### Challenge
Set down, exactly as written, the lines from the top of the data to the line that holds "from bokeh.resources import INLINE", and omit the pictures.

### Data shown
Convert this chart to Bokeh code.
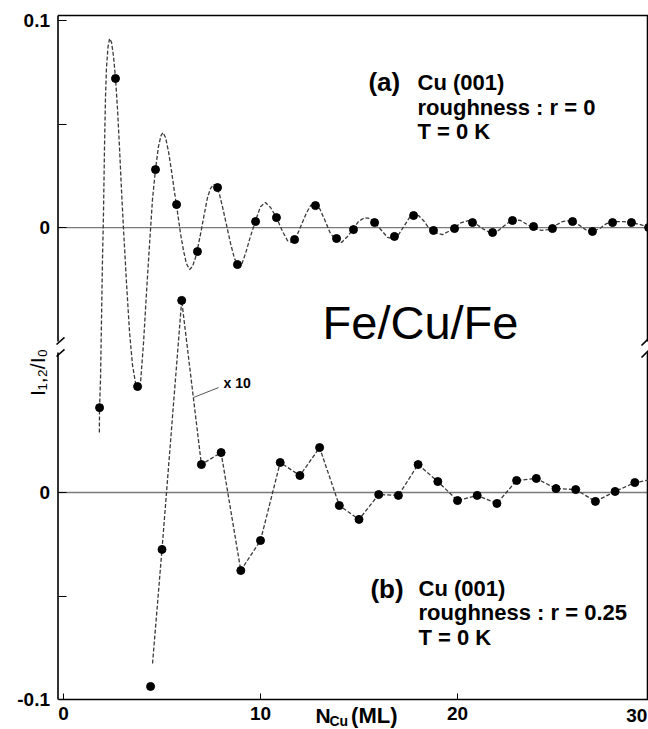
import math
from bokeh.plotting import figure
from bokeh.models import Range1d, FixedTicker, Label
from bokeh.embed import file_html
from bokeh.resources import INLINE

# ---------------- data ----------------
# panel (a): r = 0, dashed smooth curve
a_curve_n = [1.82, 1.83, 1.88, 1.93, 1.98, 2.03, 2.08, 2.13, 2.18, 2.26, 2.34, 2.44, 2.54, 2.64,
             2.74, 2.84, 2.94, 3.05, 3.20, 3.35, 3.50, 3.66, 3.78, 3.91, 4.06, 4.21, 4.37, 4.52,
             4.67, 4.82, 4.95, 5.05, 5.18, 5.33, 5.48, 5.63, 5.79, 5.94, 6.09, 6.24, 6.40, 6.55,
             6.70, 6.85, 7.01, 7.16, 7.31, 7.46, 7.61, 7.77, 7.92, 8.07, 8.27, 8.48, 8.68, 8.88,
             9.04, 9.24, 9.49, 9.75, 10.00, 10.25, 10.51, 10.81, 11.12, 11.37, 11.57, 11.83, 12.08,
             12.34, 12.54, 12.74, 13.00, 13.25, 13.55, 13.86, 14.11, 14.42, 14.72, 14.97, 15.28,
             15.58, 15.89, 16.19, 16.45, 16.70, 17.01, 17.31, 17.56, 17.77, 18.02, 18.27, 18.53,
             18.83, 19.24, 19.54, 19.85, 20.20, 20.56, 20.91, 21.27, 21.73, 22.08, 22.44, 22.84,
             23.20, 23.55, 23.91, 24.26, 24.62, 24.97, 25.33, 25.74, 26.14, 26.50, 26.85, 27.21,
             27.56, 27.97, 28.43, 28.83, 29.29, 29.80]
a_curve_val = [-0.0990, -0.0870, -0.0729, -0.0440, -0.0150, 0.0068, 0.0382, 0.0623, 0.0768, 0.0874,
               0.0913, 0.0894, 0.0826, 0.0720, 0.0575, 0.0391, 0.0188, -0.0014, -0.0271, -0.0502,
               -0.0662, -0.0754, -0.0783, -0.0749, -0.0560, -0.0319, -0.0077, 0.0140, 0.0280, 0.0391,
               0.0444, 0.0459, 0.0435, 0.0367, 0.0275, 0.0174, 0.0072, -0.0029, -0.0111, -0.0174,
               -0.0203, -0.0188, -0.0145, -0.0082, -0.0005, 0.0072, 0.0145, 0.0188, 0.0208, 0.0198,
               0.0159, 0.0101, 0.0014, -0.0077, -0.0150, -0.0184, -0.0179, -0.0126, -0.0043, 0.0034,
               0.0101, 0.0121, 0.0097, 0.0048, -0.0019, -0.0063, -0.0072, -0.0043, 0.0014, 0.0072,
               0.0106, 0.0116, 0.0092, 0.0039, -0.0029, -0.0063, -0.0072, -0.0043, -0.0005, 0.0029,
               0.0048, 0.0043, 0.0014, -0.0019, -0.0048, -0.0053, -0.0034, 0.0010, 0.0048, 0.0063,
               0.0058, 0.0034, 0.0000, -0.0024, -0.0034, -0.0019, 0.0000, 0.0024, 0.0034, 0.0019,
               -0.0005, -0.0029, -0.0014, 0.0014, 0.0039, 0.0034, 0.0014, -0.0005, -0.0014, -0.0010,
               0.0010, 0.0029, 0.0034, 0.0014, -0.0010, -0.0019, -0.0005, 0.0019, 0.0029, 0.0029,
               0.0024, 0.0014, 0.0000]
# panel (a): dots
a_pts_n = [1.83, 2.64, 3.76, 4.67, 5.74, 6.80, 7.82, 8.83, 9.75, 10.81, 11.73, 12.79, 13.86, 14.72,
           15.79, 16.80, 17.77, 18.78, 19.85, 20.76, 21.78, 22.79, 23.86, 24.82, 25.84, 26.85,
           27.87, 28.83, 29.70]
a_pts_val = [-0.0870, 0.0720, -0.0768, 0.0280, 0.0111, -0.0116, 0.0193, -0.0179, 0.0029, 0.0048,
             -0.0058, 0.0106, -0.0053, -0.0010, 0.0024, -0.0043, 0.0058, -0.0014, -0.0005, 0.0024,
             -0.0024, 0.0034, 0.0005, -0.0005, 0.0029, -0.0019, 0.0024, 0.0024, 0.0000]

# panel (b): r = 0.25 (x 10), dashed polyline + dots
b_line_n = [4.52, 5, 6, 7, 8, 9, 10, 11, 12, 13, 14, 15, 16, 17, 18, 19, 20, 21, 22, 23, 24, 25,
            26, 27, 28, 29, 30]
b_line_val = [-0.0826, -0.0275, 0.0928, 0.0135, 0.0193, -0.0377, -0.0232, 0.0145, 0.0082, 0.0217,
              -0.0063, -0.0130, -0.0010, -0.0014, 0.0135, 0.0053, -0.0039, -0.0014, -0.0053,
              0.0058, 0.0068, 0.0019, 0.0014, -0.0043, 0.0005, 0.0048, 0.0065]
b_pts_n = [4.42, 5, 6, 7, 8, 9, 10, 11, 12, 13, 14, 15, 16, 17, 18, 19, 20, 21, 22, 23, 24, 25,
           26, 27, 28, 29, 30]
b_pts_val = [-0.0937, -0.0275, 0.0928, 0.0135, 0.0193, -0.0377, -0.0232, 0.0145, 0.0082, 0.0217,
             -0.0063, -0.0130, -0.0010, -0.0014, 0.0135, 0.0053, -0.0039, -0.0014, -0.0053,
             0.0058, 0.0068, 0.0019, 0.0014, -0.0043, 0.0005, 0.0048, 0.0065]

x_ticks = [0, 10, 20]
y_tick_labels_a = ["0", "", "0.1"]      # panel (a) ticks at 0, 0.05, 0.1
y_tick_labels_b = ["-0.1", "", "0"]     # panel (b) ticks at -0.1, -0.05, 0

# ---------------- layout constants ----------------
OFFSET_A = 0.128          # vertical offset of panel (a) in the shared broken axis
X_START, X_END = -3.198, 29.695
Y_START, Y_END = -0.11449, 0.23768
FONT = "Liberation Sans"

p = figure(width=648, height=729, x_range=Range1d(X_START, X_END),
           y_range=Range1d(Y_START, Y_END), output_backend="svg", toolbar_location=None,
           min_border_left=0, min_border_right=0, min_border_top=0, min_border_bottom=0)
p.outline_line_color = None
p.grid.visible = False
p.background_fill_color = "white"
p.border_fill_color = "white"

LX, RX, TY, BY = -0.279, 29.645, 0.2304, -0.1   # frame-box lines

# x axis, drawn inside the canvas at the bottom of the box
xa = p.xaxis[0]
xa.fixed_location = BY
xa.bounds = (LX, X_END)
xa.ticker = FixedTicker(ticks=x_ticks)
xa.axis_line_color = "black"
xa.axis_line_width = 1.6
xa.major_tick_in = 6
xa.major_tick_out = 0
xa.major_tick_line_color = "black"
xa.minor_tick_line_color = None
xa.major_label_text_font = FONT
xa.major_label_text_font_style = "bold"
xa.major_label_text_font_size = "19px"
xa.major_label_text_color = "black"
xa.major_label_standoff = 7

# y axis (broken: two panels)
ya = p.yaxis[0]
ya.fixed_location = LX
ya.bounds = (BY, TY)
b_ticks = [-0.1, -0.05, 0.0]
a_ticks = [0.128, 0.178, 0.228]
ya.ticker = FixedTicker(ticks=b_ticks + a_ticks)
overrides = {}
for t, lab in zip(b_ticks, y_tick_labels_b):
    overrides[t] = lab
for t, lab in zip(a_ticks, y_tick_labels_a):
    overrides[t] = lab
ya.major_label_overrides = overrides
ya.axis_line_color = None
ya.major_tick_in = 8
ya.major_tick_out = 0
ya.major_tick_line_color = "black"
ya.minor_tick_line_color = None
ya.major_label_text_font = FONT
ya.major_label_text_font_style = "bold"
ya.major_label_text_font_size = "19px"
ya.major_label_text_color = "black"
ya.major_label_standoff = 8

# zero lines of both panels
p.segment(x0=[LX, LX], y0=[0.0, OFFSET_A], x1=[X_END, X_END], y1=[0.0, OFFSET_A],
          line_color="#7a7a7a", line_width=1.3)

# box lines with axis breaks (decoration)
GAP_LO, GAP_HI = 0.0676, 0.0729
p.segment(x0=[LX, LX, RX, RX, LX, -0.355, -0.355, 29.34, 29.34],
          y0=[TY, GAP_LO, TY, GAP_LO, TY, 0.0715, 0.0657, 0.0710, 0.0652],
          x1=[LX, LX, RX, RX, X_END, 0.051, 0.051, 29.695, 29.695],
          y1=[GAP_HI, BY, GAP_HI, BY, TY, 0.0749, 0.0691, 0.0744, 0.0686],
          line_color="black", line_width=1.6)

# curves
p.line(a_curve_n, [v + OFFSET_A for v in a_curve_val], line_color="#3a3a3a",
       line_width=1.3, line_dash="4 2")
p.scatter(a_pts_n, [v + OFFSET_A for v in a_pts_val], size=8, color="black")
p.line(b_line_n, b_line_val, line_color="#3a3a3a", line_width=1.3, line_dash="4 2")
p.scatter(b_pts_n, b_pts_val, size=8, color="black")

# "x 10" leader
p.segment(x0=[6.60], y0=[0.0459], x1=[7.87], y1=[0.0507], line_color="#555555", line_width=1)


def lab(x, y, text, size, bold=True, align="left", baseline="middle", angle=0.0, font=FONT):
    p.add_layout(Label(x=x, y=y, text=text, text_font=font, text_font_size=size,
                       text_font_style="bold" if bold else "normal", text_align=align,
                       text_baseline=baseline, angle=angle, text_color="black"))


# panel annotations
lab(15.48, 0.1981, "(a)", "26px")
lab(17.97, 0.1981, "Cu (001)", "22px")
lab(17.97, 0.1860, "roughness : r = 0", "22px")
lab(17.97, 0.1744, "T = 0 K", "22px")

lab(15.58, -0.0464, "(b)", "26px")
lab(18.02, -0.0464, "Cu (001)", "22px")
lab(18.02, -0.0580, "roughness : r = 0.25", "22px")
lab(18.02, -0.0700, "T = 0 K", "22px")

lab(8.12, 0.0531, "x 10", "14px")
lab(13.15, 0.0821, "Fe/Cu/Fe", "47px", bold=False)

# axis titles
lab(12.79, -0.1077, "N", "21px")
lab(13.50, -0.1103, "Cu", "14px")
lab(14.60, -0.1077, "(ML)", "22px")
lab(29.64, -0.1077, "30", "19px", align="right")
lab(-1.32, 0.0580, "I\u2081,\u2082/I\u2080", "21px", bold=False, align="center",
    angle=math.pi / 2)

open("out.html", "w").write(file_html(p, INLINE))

### Finished task
Convert this chart to Bokeh code.
import math
from bokeh.plotting import figure
from bokeh.models import Range1d, FixedTicker, Label
from bokeh.embed import file_html
from bokeh.resources import INLINE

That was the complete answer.